Thereafter, that is in 1404, my father remarried. His new wife’s father was Hans Schmid von Krumbach, a smith and a pious man. A young, proud woman, she was unfriendly to us children and beat us badly. My father loved her, however, and she loved him in turn, as so often old men and young women suit one another, which is as it is.

In 1407, when I was a lad of eleven, I left Memmingen, my father, and all my friends to travel with a student. I was also a student at the time and had been in school for nearly four years. And we went together to Carinthia into the Wendish Lands to a market town, Reisnitz by name, a town that lies in Carinthia (1) six [German] miles beyond Laibach [= Ljubljana] in the direction of Croatia. I remained for seven years in this land, where I attended school, for my father’s brother was a village priest at Riegg, a large, pretty village, to which belonged at least five other villages – Göttenitz, Pausenprunnen, etc. He had been pastor there for nearly thirty years, having arrived in the land with the wife of Count Friedrich von Ortenburg. He had been her secretary and became a priest at her wish. The countess was born a von Teck. Her brothers, Duke Ulrich, Duke Friedrich, and Duke Lutz, had their seat at Mindelheim. My master, that is, my father’s brother, sent me to school in Reisnitz and placed me in the care of an honest fellow, Hans Schwab. He was Count Friedrich’s builder at Ortenburg, where he was building the lower house down here on the mountain.

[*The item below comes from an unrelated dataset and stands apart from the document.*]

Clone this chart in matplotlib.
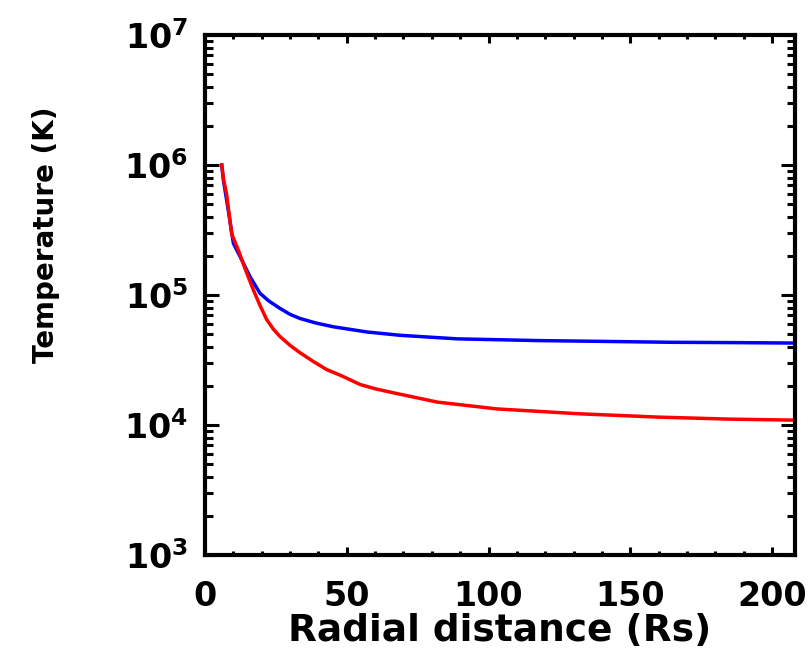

I lived for seven years with my host in Reisnitz, who treated me well and desired that I should do well. He wanted to send me to Vienna to the university, but I didn’t want to go, and, wishing to stay with him no longer, I left him against his will. Returning to Memmingen – I was by this time an eighteen-year-old student – I intended to stay with my father and be a young gentleman. But the entire plan went bad, for my father and stepmother had separated, my brothers had died, and my sister had been married off. Whatever I had as inheritance from my mother, my father and other friends had given to my sister, for we children each had our own maternal legacy, which we had received when our father remarried. While I was living in the Wendish Lands with my master, my friends had decided that I would stay with him and that he would support me. In order to give her [Burkhard’s sister] better chances, they gave her more of the inheritance. Now that I had returned home, I wanted to have as much as other young fellows possessed, but I received nothing, and everyone was against me. Then I regretted not having stayed with my uncle. I went into action and traveled back to my uncle. When I arrived, I received a terrible shock, for my uncle was dead. He had left his property to his children, of whom he had four, and to other persons. Alas, I had gone there and worn myself out in vain, for I got nary a penny out of it. Had I stayed with him, it would have been all right, for everything would have gone to me.



(1) In the March of Carniola, today Slovenia – trans.